* BEGIN RAW RECORDS *

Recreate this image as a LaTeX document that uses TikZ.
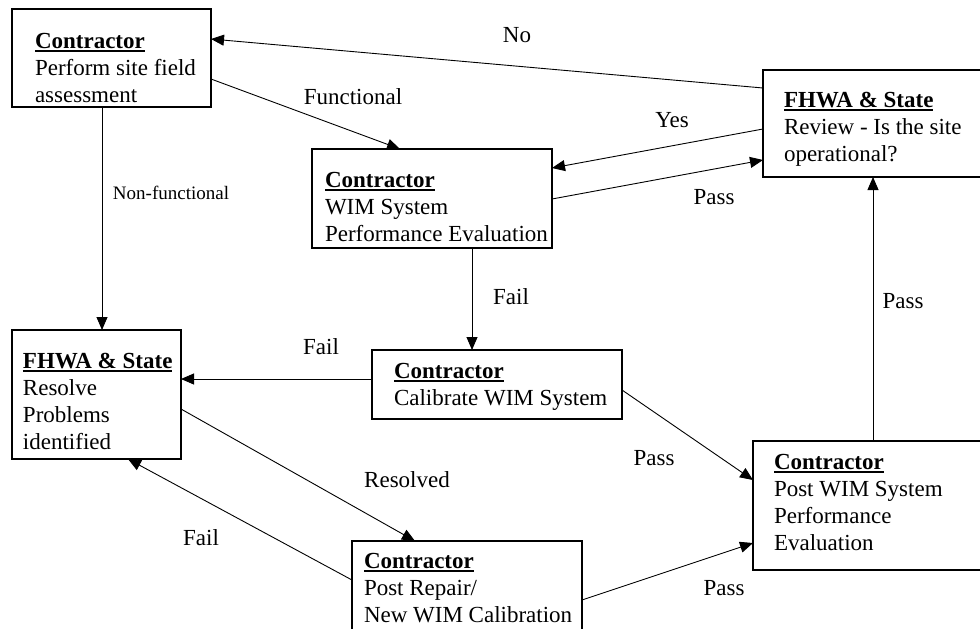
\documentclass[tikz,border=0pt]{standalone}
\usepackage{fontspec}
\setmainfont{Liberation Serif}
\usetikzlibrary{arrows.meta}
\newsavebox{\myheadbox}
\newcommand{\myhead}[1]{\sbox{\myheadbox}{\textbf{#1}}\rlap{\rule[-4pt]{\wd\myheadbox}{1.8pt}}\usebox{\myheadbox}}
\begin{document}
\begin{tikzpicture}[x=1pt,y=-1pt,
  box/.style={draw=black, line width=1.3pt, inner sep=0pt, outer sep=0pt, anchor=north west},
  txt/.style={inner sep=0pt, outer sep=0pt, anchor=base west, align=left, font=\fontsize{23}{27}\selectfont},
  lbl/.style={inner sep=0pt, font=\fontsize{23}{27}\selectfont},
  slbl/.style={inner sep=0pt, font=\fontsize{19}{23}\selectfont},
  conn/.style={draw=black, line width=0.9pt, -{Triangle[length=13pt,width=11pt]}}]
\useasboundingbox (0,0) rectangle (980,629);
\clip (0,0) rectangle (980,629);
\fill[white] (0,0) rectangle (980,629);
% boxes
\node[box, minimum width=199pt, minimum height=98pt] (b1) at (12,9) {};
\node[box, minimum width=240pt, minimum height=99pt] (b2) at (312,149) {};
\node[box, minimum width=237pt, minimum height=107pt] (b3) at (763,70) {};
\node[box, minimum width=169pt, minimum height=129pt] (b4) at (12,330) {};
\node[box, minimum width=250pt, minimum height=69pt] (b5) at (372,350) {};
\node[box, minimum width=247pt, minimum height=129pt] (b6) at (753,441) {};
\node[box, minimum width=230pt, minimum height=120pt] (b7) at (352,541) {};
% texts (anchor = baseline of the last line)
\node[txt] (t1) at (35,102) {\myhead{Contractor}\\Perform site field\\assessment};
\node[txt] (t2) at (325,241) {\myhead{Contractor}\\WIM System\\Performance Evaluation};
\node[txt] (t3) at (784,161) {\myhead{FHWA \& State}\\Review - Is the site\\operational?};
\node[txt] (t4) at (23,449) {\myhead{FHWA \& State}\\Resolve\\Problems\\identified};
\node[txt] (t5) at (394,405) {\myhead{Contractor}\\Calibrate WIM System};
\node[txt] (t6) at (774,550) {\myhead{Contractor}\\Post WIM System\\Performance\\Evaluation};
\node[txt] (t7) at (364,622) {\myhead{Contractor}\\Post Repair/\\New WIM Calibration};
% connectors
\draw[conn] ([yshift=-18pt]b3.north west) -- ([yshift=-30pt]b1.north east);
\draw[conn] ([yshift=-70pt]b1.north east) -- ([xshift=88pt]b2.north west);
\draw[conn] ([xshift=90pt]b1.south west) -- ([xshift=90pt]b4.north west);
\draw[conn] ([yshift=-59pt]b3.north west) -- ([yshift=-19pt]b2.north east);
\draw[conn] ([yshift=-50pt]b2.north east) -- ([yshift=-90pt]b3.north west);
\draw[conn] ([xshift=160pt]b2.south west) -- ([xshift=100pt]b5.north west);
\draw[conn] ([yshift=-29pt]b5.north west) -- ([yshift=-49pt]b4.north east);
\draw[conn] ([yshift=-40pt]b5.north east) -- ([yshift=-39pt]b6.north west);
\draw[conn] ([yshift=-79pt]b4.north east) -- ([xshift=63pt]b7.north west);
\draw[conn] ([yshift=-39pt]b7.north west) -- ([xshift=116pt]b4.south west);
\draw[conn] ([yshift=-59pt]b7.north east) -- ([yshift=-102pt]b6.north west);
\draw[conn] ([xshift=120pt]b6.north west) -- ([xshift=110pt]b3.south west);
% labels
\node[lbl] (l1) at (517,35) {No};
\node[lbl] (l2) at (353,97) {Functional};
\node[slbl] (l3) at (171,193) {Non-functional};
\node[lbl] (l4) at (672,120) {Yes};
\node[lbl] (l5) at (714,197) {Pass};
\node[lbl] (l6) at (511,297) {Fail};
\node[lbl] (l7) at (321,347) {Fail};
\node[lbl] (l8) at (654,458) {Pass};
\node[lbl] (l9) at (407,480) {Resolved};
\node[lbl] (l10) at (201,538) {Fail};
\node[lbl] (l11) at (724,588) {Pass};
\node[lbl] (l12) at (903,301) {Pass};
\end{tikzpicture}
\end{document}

* END RAW RECORDS *
* BEGIN RAW RECORDS *

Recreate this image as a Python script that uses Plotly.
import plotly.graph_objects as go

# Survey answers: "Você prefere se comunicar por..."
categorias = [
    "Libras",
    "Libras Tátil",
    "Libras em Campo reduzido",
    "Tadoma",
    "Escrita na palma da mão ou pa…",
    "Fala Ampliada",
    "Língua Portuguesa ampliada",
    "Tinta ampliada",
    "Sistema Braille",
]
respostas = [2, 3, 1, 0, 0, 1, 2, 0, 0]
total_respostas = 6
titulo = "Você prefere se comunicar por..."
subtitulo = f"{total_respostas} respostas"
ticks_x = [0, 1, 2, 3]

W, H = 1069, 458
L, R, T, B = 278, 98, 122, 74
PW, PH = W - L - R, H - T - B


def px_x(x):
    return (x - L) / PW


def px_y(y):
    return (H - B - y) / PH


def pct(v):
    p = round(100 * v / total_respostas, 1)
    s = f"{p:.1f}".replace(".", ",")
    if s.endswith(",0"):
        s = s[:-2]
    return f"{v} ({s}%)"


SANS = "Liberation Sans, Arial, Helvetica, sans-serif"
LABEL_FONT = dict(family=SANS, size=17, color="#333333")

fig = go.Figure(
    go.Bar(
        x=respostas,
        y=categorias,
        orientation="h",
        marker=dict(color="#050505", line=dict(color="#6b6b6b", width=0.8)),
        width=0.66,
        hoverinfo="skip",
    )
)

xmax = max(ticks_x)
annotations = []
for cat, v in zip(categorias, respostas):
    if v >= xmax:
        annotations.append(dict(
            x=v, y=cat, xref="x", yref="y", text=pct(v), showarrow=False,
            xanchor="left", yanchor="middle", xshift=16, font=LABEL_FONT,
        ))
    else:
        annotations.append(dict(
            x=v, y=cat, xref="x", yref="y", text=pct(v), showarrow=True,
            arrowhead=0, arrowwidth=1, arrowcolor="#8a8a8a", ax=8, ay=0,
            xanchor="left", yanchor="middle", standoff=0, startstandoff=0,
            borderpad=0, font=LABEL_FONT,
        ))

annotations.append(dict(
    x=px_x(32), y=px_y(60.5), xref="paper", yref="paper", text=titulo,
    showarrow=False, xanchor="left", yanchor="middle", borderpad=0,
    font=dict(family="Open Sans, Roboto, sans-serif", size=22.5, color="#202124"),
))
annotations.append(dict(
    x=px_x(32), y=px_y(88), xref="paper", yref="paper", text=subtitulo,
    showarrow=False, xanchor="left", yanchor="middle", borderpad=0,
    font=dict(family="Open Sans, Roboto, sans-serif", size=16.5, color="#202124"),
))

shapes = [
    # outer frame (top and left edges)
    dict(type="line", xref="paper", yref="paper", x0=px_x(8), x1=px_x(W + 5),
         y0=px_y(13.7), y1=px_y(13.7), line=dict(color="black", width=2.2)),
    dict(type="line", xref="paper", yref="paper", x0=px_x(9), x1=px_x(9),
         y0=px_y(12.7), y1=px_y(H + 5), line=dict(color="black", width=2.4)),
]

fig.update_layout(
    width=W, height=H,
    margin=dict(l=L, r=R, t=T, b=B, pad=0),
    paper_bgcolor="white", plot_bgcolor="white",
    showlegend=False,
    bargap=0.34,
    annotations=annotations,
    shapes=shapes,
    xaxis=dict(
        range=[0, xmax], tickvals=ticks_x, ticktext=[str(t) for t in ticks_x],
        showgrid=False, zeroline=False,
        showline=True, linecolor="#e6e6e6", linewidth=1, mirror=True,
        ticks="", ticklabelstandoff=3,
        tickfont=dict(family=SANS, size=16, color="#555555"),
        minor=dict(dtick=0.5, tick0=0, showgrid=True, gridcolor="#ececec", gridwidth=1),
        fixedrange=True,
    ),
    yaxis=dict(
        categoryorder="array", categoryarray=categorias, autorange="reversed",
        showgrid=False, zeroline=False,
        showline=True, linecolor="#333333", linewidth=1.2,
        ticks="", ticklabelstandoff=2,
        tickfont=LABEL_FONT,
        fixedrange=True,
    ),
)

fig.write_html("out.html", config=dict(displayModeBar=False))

* END RAW RECORDS *
* BEGIN RAW RECORDS *

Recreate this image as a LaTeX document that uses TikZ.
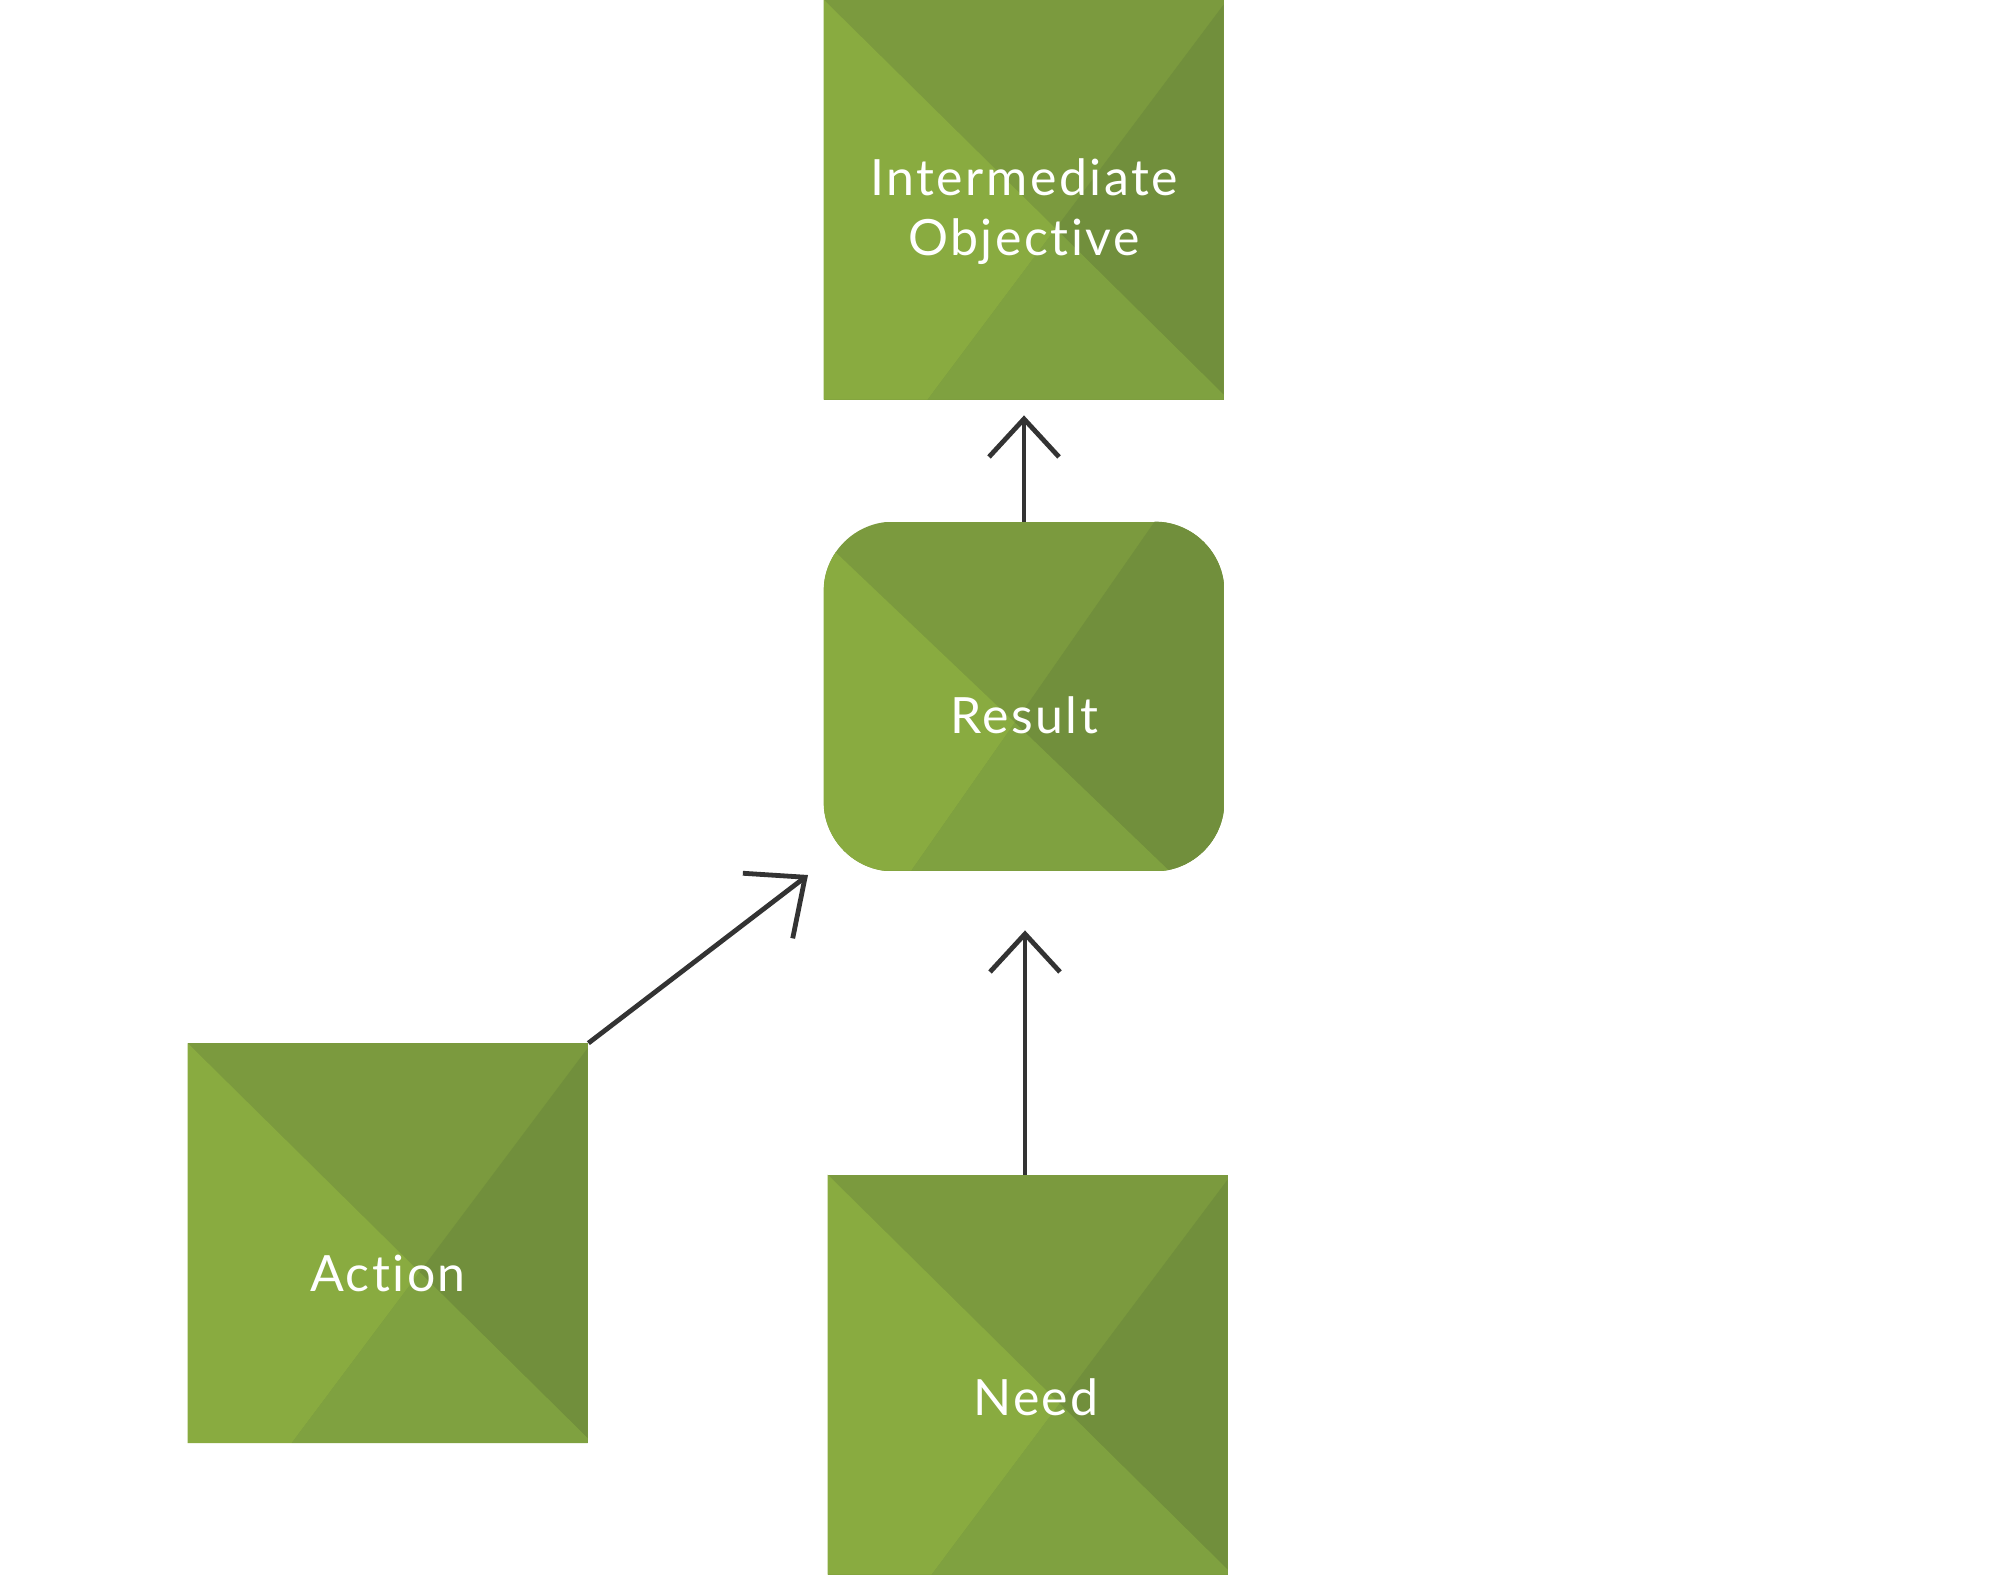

* END RAW RECORDS *

→ AIM
Reproduce, exactly as written, the stretch of lines whose first line is the one with "Recreate this image as a Python" and whose last line is the one with "return (H - B - y) / PH".

→ PROBLEM SOLUTION
Recreate this image as a Python script that uses Plotly.
import plotly.graph_objects as go

# Survey answers: "Você prefere se comunicar por..."
categorias = [
    "Libras",
    "Libras Tátil",
    "Libras em Campo reduzido",
    "Tadoma",
    "Escrita na palma da mão ou pa…",
    "Fala Ampliada",
    "Língua Portuguesa ampliada",
    "Tinta ampliada",
    "Sistema Braille",
]
respostas = [2, 3, 1, 0, 0, 1, 2, 0, 0]
total_respostas = 6
titulo = "Você prefere se comunicar por..."
subtitulo = f"{total_respostas} respostas"
ticks_x = [0, 1, 2, 3]

W, H = 1069, 458
L, R, T, B = 278, 98, 122, 74
PW, PH = W - L - R, H - T - B


def px_x(x):
    return (x - L) / PW


def px_y(y):
    return (H - B - y) / PH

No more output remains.